Question

If we have an inverse trigonometric expression as ${{\tan }^{-1}}\left( \cot \theta \right)=2\theta$ then find the value of $\theta$.
A). $\pm \dfrac{\pi }{3}$
B). $\pm \dfrac{\pi }{4}$
C). $\pm \dfrac{\pi }{6}$
D). None of these.

Answer 1

We will write ${{\tan }^{-1}}\left( \cot \theta \right)=2\theta$ as $\cot \theta =\tan 2\theta$ and then we will use the tangent identity as follows $\tan 2\theta =\dfrac{2\tan \theta }{1-{{\tan }^{2}}\theta }$ and also we can write $\cot \theta =\dfrac{1}{\tan \theta }$ and then we will rearrange this accordingly to get the value of $\theta$.
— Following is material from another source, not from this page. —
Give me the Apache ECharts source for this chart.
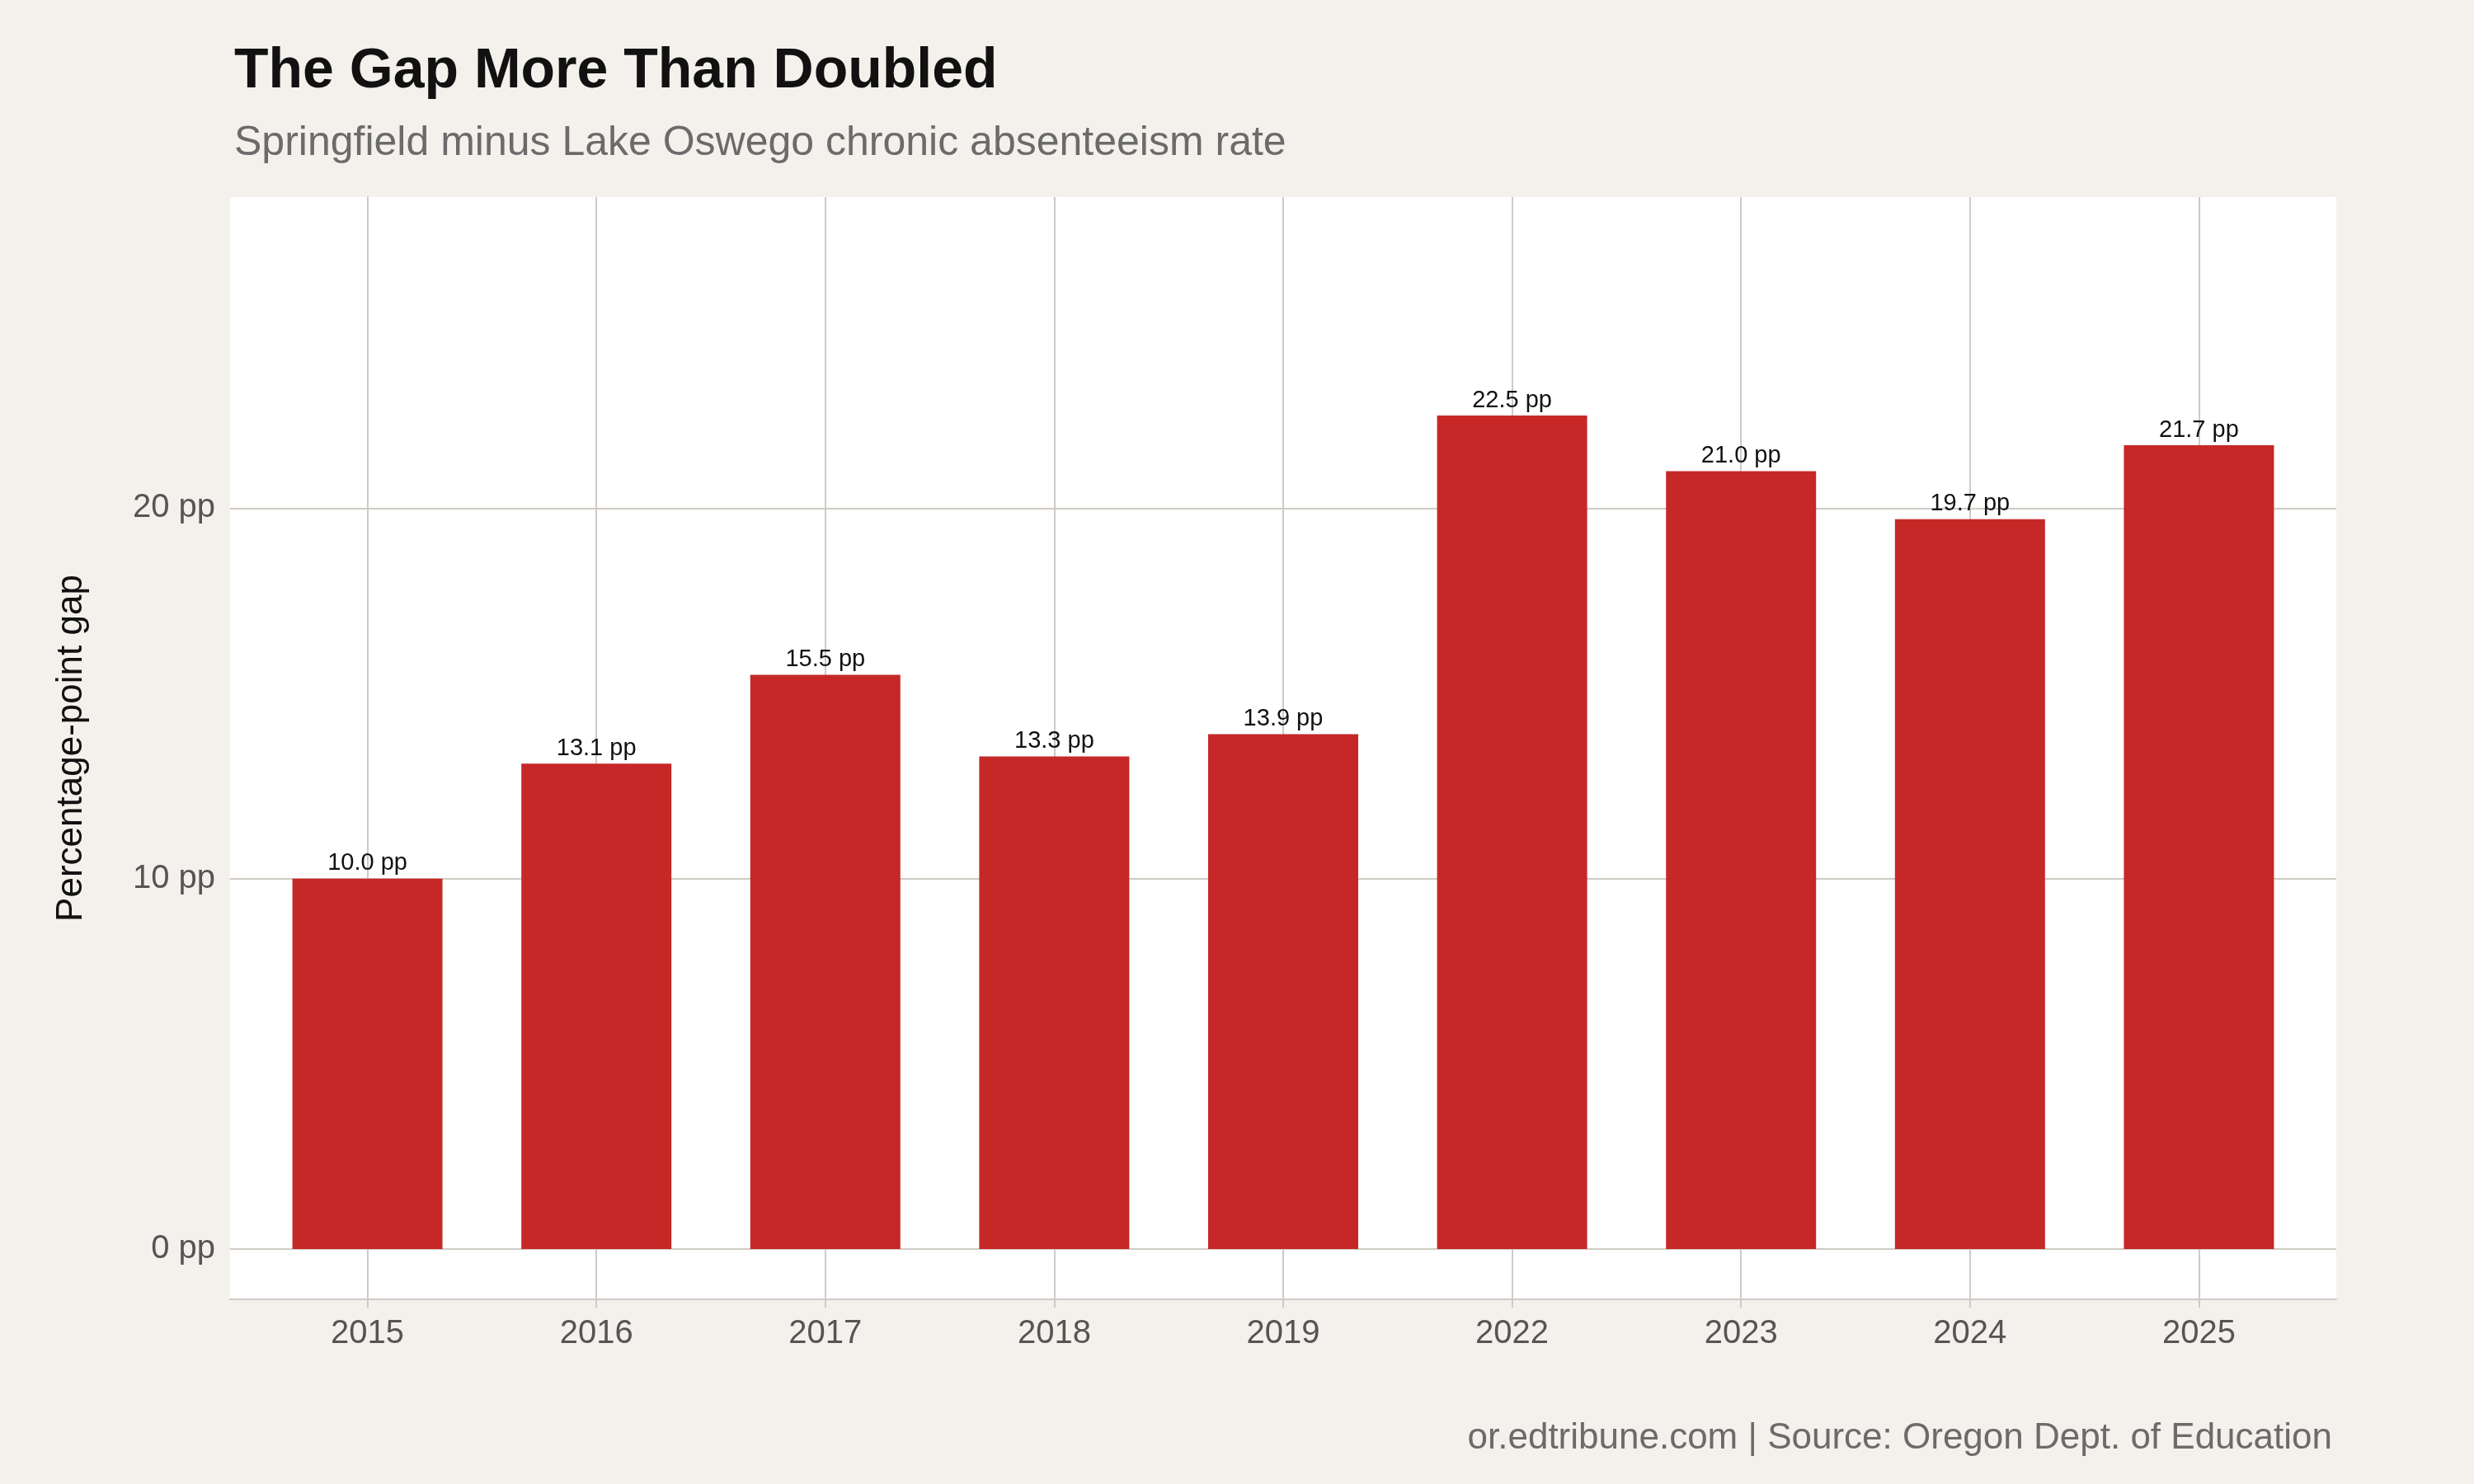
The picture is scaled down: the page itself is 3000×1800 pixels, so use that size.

Complete step-by-step solution
It is given in the question that ${{\tan }^{-1}}\left( \cot \theta \right)=2\theta$ and we have to find the value of $\theta$. Taking tangent on both sides of the given equation we get equation as $\tan \left( {{\tan }^{-1}}\left( \cot \theta \right) \right)=\tan 2\theta$, Now we know that ${{\operatorname{tantan}}^{-1}}\theta =\theta$ therefore we get the given equation modified as $\cot \theta =\tan 2\theta$.
Now we use the formula of $\tan 2\theta$ as $\tan 2\theta =\dfrac{2\tan \theta }{1-{{\tan }^{2}}\theta }$ and also use the conversion $\cot \theta =\dfrac{1}{\tan \theta }$ in the above modified equation, we get $\dfrac{2\tan \theta }{1-{{\tan }^{2}}\theta }=\dfrac{1}{\tan \theta }$. Now cross-multiplying both sides, we get $2{{\tan }^{2}}\theta =1-{{\tan }^{2}}\theta$ on transposing similar terms together, that is, on the same side, we get $2{{\tan }^{2}}\theta +{{\tan }^{2}}\theta =1$, simplifying further, we get $3{{\tan }^{2}}\theta =1$ that is ${{\tan }^{2}}\theta =\dfrac{1}{3}$ or $\tan \theta =\pm \dfrac{1}{\sqrt{3}}$.
Now, we know that the value of $\tan \dfrac{\pi }{6}=\dfrac{1}{\sqrt{3}}$, thus replacing $\pm \dfrac{1}{\sqrt{3}}$ as $\pm \tan \dfrac{\pi }{6}$, we get $\tan \theta =\pm \tan \dfrac{\pi }{6}$, now cancelling the similar terms on both the sides of the equation, we get $\theta =\pm \dfrac{\pi }{6}$ as our answer.
Thus option c) is the correct answer.

Note: We can solve this same question in a different way as - ${{\tan }^{-1}}\left( \cot \theta \right)=2\theta$ therefore $\cot \theta =\tan 2\theta$. We know that cotangent can be written as $\tan \left( \dfrac{\pi }{2}-\theta \right)$ and $\tan \left( \dfrac{-\pi }{2}-\theta \right)$ because both have same value therefore we get $\tan 2\theta =\tan \left( \dfrac{\pi }{2}-\theta \right)=\tan \left( -\dfrac{\pi }{2}-\theta \right)$. On cancelling similar terms, we get $2\theta =\left( \dfrac{\pi }{2}-\theta \right)or\left( -\dfrac{\pi }{2}-\theta \right)$ transposing $-\theta$ from RHS to LHS, we get $3\theta =\pm \dfrac{\pi }{2}$ or $\theta =\pm \dfrac{\pi }{6}$.